Is very interesting to me that so many folks believe that you are either smart or you are athletic. It often never occurs to them that you could be both. Of course, as a coordinator for think tank which happens to operate online I know that many people are born with both brains and athletic ability. In fact I happen to be one. It’s hard to say why jocks get such a bad rap when it comes to this, but perhaps it’s because they were busy playing soccer, football, baseball, basketball, volleyball, or running track rather than spending those extra hours learning biology, reading novels, were stuck in a computer lab. Okay so let’s talk shall we?
One thing we seem to do at the college and university level is that we put the jocks who are on the sports teams into easy classes so they can get by, achieve their academic credentials, but still perform at optimum putting in all those extra hours into their sports training instead. There is something that invariably happens to high-performance athletes, especially in certain sports which require an incredible amount of skill, coordination, and fast thinking. It seems as if the human brain with all its plasticity becomes better at whatever it is doing.
Therefore, if you are playing soccer you get very good at ball control, shooting, dribbling, running, stopping, and the battle tactics and strategies used within the game. The same goes for volleyball players at the college level. If you can’t think fast, you cannot set the ball up correctly because you don’t have your hand in the right place, at the right angle, to make all that happened. Everything is happening very quickly, and your mind must do lots of thinking, adjusting, and figure out the trajectory and all the physics of where the ball will go depending on how you hit it.
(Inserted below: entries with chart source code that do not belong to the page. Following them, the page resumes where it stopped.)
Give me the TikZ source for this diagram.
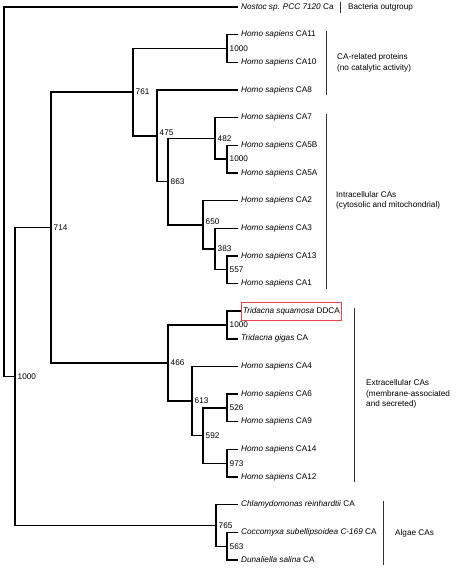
\documentclass[tikz,border=0pt]{standalone}
\usepackage{fontspec}
\setmainfont{Liberation Sans}
\usepackage{xcolor}
\usepackage{tikz}
\usetikzlibrary{positioning}
\definecolor{boxred}{HTML}{E8434F}
\definecolor{grpline}{HTML}{333333}
\newcommand{\treefont}{\fontsize{8.2}{10.7}\selectfont}
\tikzset{
  branch/.style={draw=black, line width=1.4pt},
  leaf/.style={anchor=west, inner xsep=3pt, inner ysep=0pt, text height=6pt, text depth=1.7pt, font=\treefont},
  hilite/.style={draw=boxred, line width=0.8pt, inner xsep=1.5pt, inner ysep=5pt},
  boot/.style={anchor=west, inner sep=1pt, xshift=1.5pt, font=\treefont},
  grp/.style={draw=grpline, line width=0.9pt},
  grplabel/.style={anchor=west, align=left, inner sep=0pt, font=\treefont},
}

\begin{document}
\begin{tikzpicture}[x=1pt,y=-1pt]
\useasboundingbox (0,0) rectangle (459,570);
\node[leaf] (l0) at (238,7) {\textit{Nostoc sp. PCC 7120} Ca};
\node[leaf] (l1) at (238,34.65) {\textit{Homo sapiens} CA11};
\node[leaf] (l2) at (238,62.3) {\textit{Homo sapiens} CA10};
\node[leaf] (l3) at (238,89.95) {\textit{Homo sapiens} CA8};
\node[leaf] (l4) at (238,117.6) {\textit{Homo sapiens} CA7};
\node[leaf] (l5) at (238,145.25) {\textit{Homo sapiens} CA5B};
\node[leaf] (l6) at (238,172.9) {\textit{Homo sapiens} CA5A};
\node[leaf] (l7) at (238,200.55) {\textit{Homo sapiens} CA2};
\node[leaf] (l8) at (238,228.2) {\textit{Homo sapiens} CA3};
\node[leaf] (l9) at (238,255.85) {\textit{Homo sapiens} CA13};
\node[leaf] (l10) at (238,283.5) {\textit{Homo sapiens} CA1};
\node[leaf, hilite] (l11) at (241,311.15) {\textit{Tridacna squamosa} DDCA};
\node[leaf] (l12) at (238,338.8) {\textit{Tridacna gigas} CA};
\node[leaf] (l13) at (238,366.45) {\textit{Homo sapiens} CA4};
\node[leaf] (l14) at (238,394.1) {\textit{Homo sapiens} CA6};
\node[leaf] (l15) at (238,421.75) {\textit{Homo sapiens} CA9};
\node[leaf] (l16) at (238,449.4) {\textit{Homo sapiens} CA14};
\node[leaf] (l17) at (238,477.05) {\textit{Homo sapiens} CA12};
\node[leaf] (l18) at (238,504.7) {\textit{Chlamydomonas reinhardtii} CA};
\node[leaf] (l19) at (238,532.35) {\textit{Coccomyxa subellipsoidea C-169} CA};
\node[leaf] (l20) at (238,560) {\textit{Dunaliella salina} CA};

\coordinate (root) at (4,191.7);
\coordinate (n1000a) at (15,376.5);
\coordinate (n714) at (51,227.5);
\coordinate (n761) at (133,92.1);
\coordinate (n1000b) at (227,48.5);
\coordinate (n475) at (157,135.8);
\coordinate (n863) at (168,181.6);
\coordinate (n482) at (215,138.4);
\coordinate (n1000c) at (227,159.1);
\coordinate (n650) at (203,224.8);
\coordinate (n383) at (215,249);
\coordinate (n557) at (227,269.7);
\coordinate (n466) at (168,363);
\coordinate (n1000d) at (227,325);
\coordinate (n613) at (192,401);
\coordinate (n592) at (203,435.6);
\coordinate (n526) at (227,407.9);
\coordinate (n973) at (227,463.2);
\coordinate (n765) at (216,525.5);
\coordinate (n563) at (227,546.2);

\draw[branch] (root) |- (l0.west);
\draw[branch] (root) |- (n1000a);
\draw[branch] (n1000a) |- (n714);
\draw[branch] (n1000a) |- (n765);
\draw[branch] (n714) |- (n761);
\draw[branch] (n714) |- (n466);
\draw[branch] (n761) |- (n1000b);
\draw[branch] (n761) |- (n475);
\draw[branch] (n1000b) |- (l1.west);
\draw[branch] (n1000b) |- (l2.west);
\draw[branch] (n475) |- (l3.west);
\draw[branch] (n475) |- (n863);
\draw[branch] (n863) |- (n482);
\draw[branch] (n863) |- (n650);
\draw[branch] (n482) |- (l4.west);
\draw[branch] (n482) |- (n1000c);
\draw[branch] (n1000c) |- (l5.west);
\draw[branch] (n1000c) |- (l6.west);
\draw[branch] (n650) |- (l7.west);
\draw[branch] (n650) |- (n383);
\draw[branch] (n383) |- (l8.west);
\draw[branch] (n383) |- (n557);
\draw[branch] (n557) |- (l9.west);
\draw[branch] (n557) |- (l10.west);
\draw[branch] (n466) |- (n1000d);
\draw[branch] (n466) |- (n613);
\draw[branch] (n1000d) |- (l11.west);
\draw[branch] (n1000d) |- (l12.west);
\draw[branch] (n613) |- (l13.west);
\draw[branch] (n613) |- (n592);
\draw[branch] (n592) |- (n526);
\draw[branch] (n592) |- (n973);
\draw[branch] (n526) |- (l14.west);
\draw[branch] (n526) |- (l15.west);
\draw[branch] (n973) |- (l16.west);
\draw[branch] (n973) |- (l17.west);
\draw[branch] (n765) |- (l18.west);
\draw[branch] (n765) |- (n563);
\draw[branch] (n563) |- (l19.west);
\draw[branch] (n563) |- (l20.west);

\node[boot] (t1000a) at (n1000a) {1000};
\node[boot] (t714) at (n714) {714};
\node[boot] (t761) at (n761) {761};
\node[boot] (t1000b) at (n1000b) {1000};
\node[boot] (t475) at ([yshift=3.5]n475) {475};
\node[boot] (t863) at (n863) {863};
\node[boot] (t482) at (n482) {482};
\node[boot] (t1000c) at (n1000c) {1000};
\node[boot] (t650) at ([yshift=3]n650) {650};
\node[boot] (t383) at (n383) {383};
\node[boot] (t557) at (n557) {557};
\node[boot] (t466) at (n466) {466};
\node[boot] (t1000d) at (n1000d) {1000};
\node[boot] (t613) at (n613) {613};
\node[boot] (t592) at (n592) {592};
\node[boot] (t526) at (n526) {526};
\node[boot] (t973) at (n973) {973};
\node[boot] (t765) at (n765) {765};
\node[boot] (t563) at (n563) {563};

\coordinate (g0a) at (340,1.5);
\coordinate (g0b) at (340,12.5);
\coordinate (g1a) at (326,30.5);
\coordinate (g1b) at (326,94.5);
\coordinate (g2a) at (326,113.5);
\coordinate (g2b) at (326,288.5);
\coordinate (g3a) at (354,307.5);
\coordinate (g3b) at (354,482);
\coordinate (g4a) at (383,501);
\coordinate (g4b) at (383,565);
\draw[grp] (g0a) -- (g0b);
\draw[grp] (g1a) -- (g1b);
\draw[grp] (g2a) -- (g2b);
\draw[grp] (g3a) -- (g3b);
\draw[grp] (g4a) -- (g4b);

\node[grplabel] (gl0) at (348,7) {Bacteria outgroup};
\node[grplabel] (gl1) at (337,63) {CA-related proteins\\(no catalytic activity)};
\node[grplabel] (gl2) at (336,200.5) {Intracellular CAs\\(cytosolic and mitochondrial)};
\node[grplabel] (gl3) at (366,394) {Extracellular CAs\\(membrane-associated\\and secreted)};
\node[grplabel] (gl4) at (395,533) {Algae CAs};

\end{tikzpicture}
\end{document}
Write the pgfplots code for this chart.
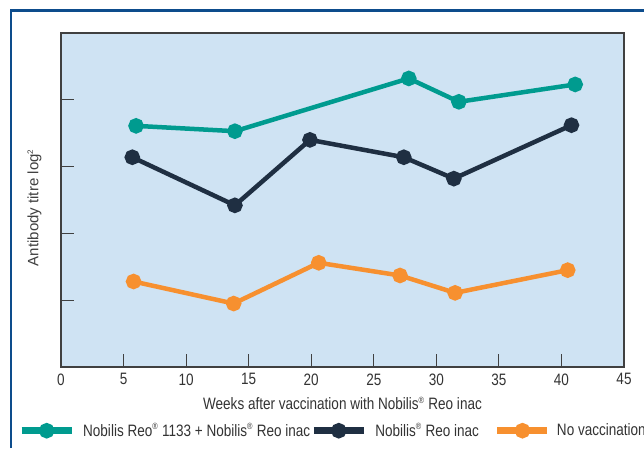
\documentclass[border=0pt]{standalone}
\usepackage{fontspec}
\setmainfont{Liberation Sans}[FakeStretch=0.82]
\newfontfamily\plainfont{Liberation Sans}
\usepackage{pgfplots}
\pgfplotsset{compat=1.18}
\definecolor{cteal}{HTML}{009B8F}
\definecolor{cnavy}{HTML}{1F2F42}
\definecolor{corange}{HTML}{F7902F}
\definecolor{cbg}{HTML}{CFE3F3}
\definecolor{cframe}{HTML}{0D4C8C}
\definecolor{ctext}{HTML}{333333}
\newcommand{\reg}{\textsuperscript{\fontsize{9}{9}\selectfont ®}}
\begin{document}
\begin{tikzpicture}[x=1pt,y=1pt]
\useasboundingbox (0,0) rectangle (644,448);
\fill[white] (0,0) rectangle (644,448);
\draw[cframe, line width=2.5pt] (11,0) -- (11,437.5) -- (650,437.5);
\begin{axis}[
  at={(61pt,81pt)}, anchor=south west,
  scale only axis, width=563pt, height=334pt,
  xmin=0, xmax=45, ymin=0, ymax=5,
  axis background/.style={fill=cbg},
  axis line style={draw=black!75, line width=1.2pt},
  xtick={0,5,...,45}, ytick={1,2,3,4}, yticklabels={},
  tick align=inside, major tick length=13pt,
  tick style={black!75, line width=1pt},
  xtick pos=bottom, ytick pos=left,
  every tick label/.append style={font=\fontsize{16.5}{18}\selectfont, text=ctext},
  /pgf/number format/assume math mode=true,
  xticklabel style={yshift=-3pt},
  xlabel={Weeks after vaccination with Nobilis\reg{} Reo inac},
  xlabel style={font=\fontsize{16.5}{18}\selectfont, text=ctext, yshift=-5pt},
  ylabel={Antibody titre log\textsuperscript{\fontsize{8}{8}\selectfont 2}},
  ylabel style={font=\plainfont\fontsize{15}{17}\selectfont, text=black!75, at={(axis description cs:-0.047,0.477)}, anchor=center, rotate=0},
  every axis plot/.append style={line width=4.5pt, mark=*, mark size=5.5pt, mark options={line width=0pt}},
  legend columns=3,
  legend style={at={(axis description cs:-0.0764,-0.1907)}, anchor=west, draw=none, fill=none,
    font=\fontsize{16.5}{18}\selectfont, text=ctext, inner sep=0pt,
    nodes={inner sep=0pt},
    /tikz/column 1/.style={column sep=8pt},
    /tikz/column 2/.style={column sep=0pt},
    /tikz/column 3/.style={column sep=8pt},
    /tikz/column 4/.style={column sep=15pt},
    /tikz/column 5/.style={column sep=6pt}},
  legend image code/.code={
    \draw[#1, mark=none, line width=7pt] (0pt,0pt) -- (50pt,0pt);
    \fill[#1] (25pt,0pt) circle (5.5pt);
  },
  clip=false,
]
\addplot[cteal, mark options={fill=cteal, draw=cteal}] coordinates {
  (6.0,3.61) (13.9,3.53) (27.8,4.32) (31.8,3.97) (41.1,4.23)};
\addlegendentry{Nobilis Reo\reg{} 1133 + Nobilis\reg{} Reo inac}
\addplot[cnavy, mark options={fill=cnavy, draw=cnavy}] coordinates {
  (5.7,3.14) (13.9,2.42) (19.9,3.40) (27.4,3.14) (31.4,2.82) (40.8,3.62)};
\addlegendentry{Nobilis\reg{} Reo inac}
\addplot[corange, mark options={fill=corange, draw=corange}] coordinates {
  (5.8,1.28) (13.8,0.95) (20.6,1.56) (27.1,1.37) (31.5,1.11) (40.5,1.45)};
\addlegendentry{No vaccination}
\end{axis}
\end{tikzpicture}
\end{document}
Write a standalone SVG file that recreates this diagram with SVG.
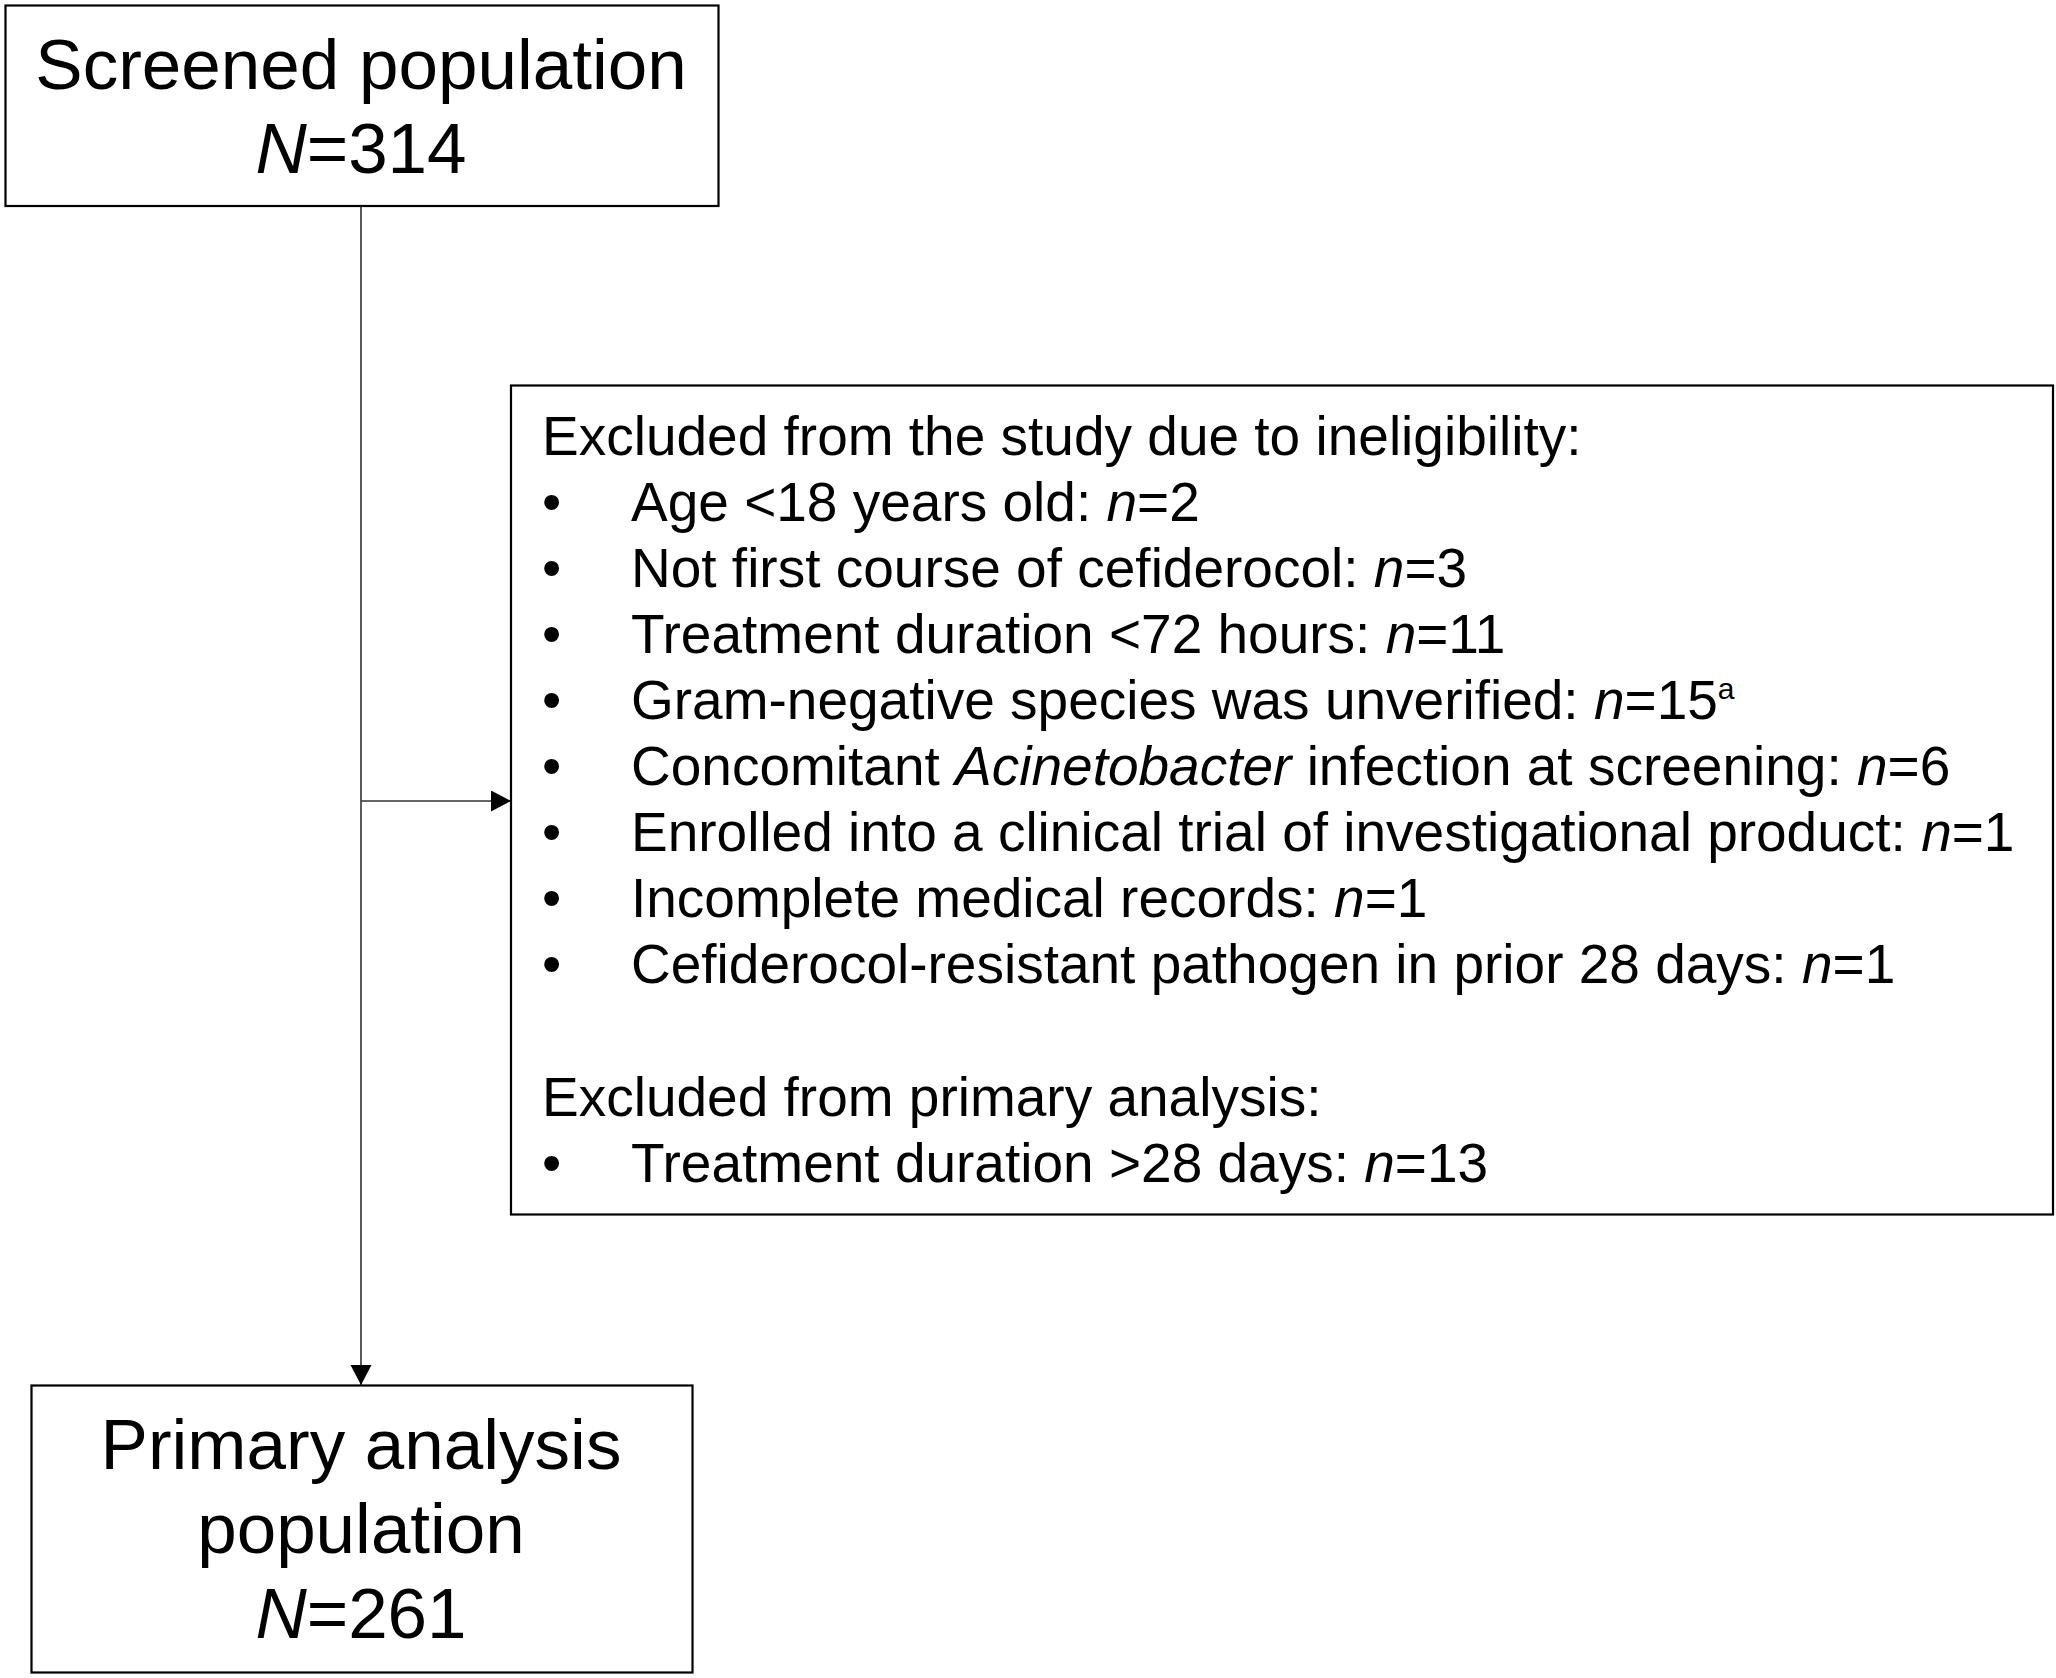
<svg xmlns="http://www.w3.org/2000/svg" width="2056" height="1678" viewBox="0 0 2056 1678">
<style>
.box{fill:#fff;stroke:#000;stroke-width:2.2}
.big{font-family:"Liberation Sans",Arial,sans-serif;font-size:71px;fill:#000;text-anchor:middle}
.t{font-family:"Liberation Sans",Arial,sans-serif;font-size:55px;fill:#000}
.i{font-style:italic}
.conn{fill:none;stroke:#333;stroke-width:1.6}
</style>
<defs>
<marker id="ah" markerUnits="userSpaceOnUse" markerWidth="21" markerHeight="22" refX="20" refY="10.5" orient="auto">
<path d="M0,0 L20,10.5 L0,21 z" fill="#000"/>
</marker>
</defs>
<rect width="2056" height="1678" fill="#fff"/>
<g id="connectors">
<path class="conn" d="M361,206 L361,1385" marker-end="url(#ah)"/>
<path class="conn" d="M361,801 L511,801" marker-end="url(#ah)"/>
</g>
<g id="screened">
<rect class="box" x="5.5" y="5.5" width="713" height="200.5"/>
<text class="big" x="361" y="89">Screened population</text>
<text class="big" x="361" y="173"><tspan class="i">N</tspan>=314</text>
</g>
<g id="excluded">
<rect class="box" x="511" y="385.5" width="1542" height="829"/>
<text class="t" x="542" y="455">Excluded from the study due to ineligibility:</text>
<g>
<text class="t" x="542" y="521">•</text><text class="t" x="631" y="521">Age &lt;18 years old: <tspan class="i">n</tspan>=2</text>
<text class="t" x="542" y="587">•</text><text class="t" x="631" y="587">Not first course of cefiderocol: <tspan class="i">n</tspan>=3</text>
<text class="t" x="542" y="653">•</text><text class="t" x="631" y="653">Treatment duration &lt;72 hours: <tspan class="i">n</tspan>=11</text>
<text class="t" x="542" y="719">•</text><text class="t" x="631" y="719">Gram-negative species was unverified: <tspan class="i">n</tspan>=15<tspan font-size="30" dy="-20">a</tspan></text>
<text class="t" x="542" y="785">•</text><text class="t" x="631" y="785">Concomitant <tspan class="i">Acinetobacter</tspan> infection at screening: <tspan class="i">n</tspan>=6</text>
<text class="t" x="542" y="851">•</text><text class="t" x="631" y="851">Enrolled into a clinical trial of investigational product: <tspan class="i">n</tspan>=1</text>
<text class="t" x="542" y="917">•</text><text class="t" x="631" y="917">Incomplete medical records: <tspan class="i">n</tspan>=1</text>
<text class="t" x="542" y="983">•</text><text class="t" x="631" y="983">Cefiderocol-resistant pathogen in prior 28 days: <tspan class="i">n</tspan>=1</text>
</g>
<text class="t" x="542" y="1116">Excluded from primary analysis:</text>
<text class="t" x="542" y="1182">•</text><text class="t" x="631" y="1182">Treatment duration &gt;28 days: <tspan class="i">n</tspan>=13</text>
</g>
<g id="primary">
<rect class="box" x="31.5" y="1385.5" width="661" height="287"/>
<text class="big" x="361" y="1469">Primary analysis</text>
<text class="big" x="361" y="1553">population</text>
<text class="big" x="361" y="1638"><tspan class="i">N</tspan>=261</text>
</g>
</svg>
That’s a lot of information, and tremendous amount of brain processing power. In other words your brain may not be good at reciting Shakespeare, or doing calculus, but what you are doing is taking up just as much bandwidth if not more. Further, it doesn’t mean you couldn’t recite playwright’s words had you wanted to or tried, but if you did try, you’d probably be better at it than non-athletic folks. There was an interesting article in Science Daily Online News recently titled; “Elite Athletes Also Excel at Some Cognitive Tasks,” posted on March 18, 2013 which stated;
“New research suggests that elite athletes — Olympic medalists in volleyball, for example — perform better than the rest of us in yet another way. These athletes excel not only in their sport of choice but also in how fast their brains take in and respond to new information — cognitive abilities that are important on and off the court.”
Interestingly enough, one thing I used to do when I was younger and running track was I would run along the rocks on the sides of mountains, or the breakwater near the beach. I could almost run at a full clip along the rocks always knowing where to put my feet as each rock was a different surface, going a different direction, and a different shape. Running at full speed my mind could process exactly where to put my foot after each step and how I should lean and move to continue forward, weaving and dodging, but never slipping, tripping, or spraining an ankle.
It’s amazing what your mind can do. I noticed the same types of skills were needed when I was racing motorcycles, so none of this surprises me with these volleyball champions. In fact it makes sense. There is an interesting individual named Dean Simonton, a university level psychology professor who’s written many papers on this. He himself was a very talented quarterback during his athletic days, so he knows from first-hand experience too.
We should not forget these athletes, many of them are a lot smarter than we think they are, and although they are not using their minds as much in academics, you’d be quite arrogant to believe that you’re smarter than they are, because they’re pushing more oxygen than you, using more chemicals in their brain than you are, and they are processing information a hell of a lot faster than you ever have. So for all you hot shots of academia, I’ve got one up on you, and so do all these Olympic volleyball players. Please consider all this and think on it.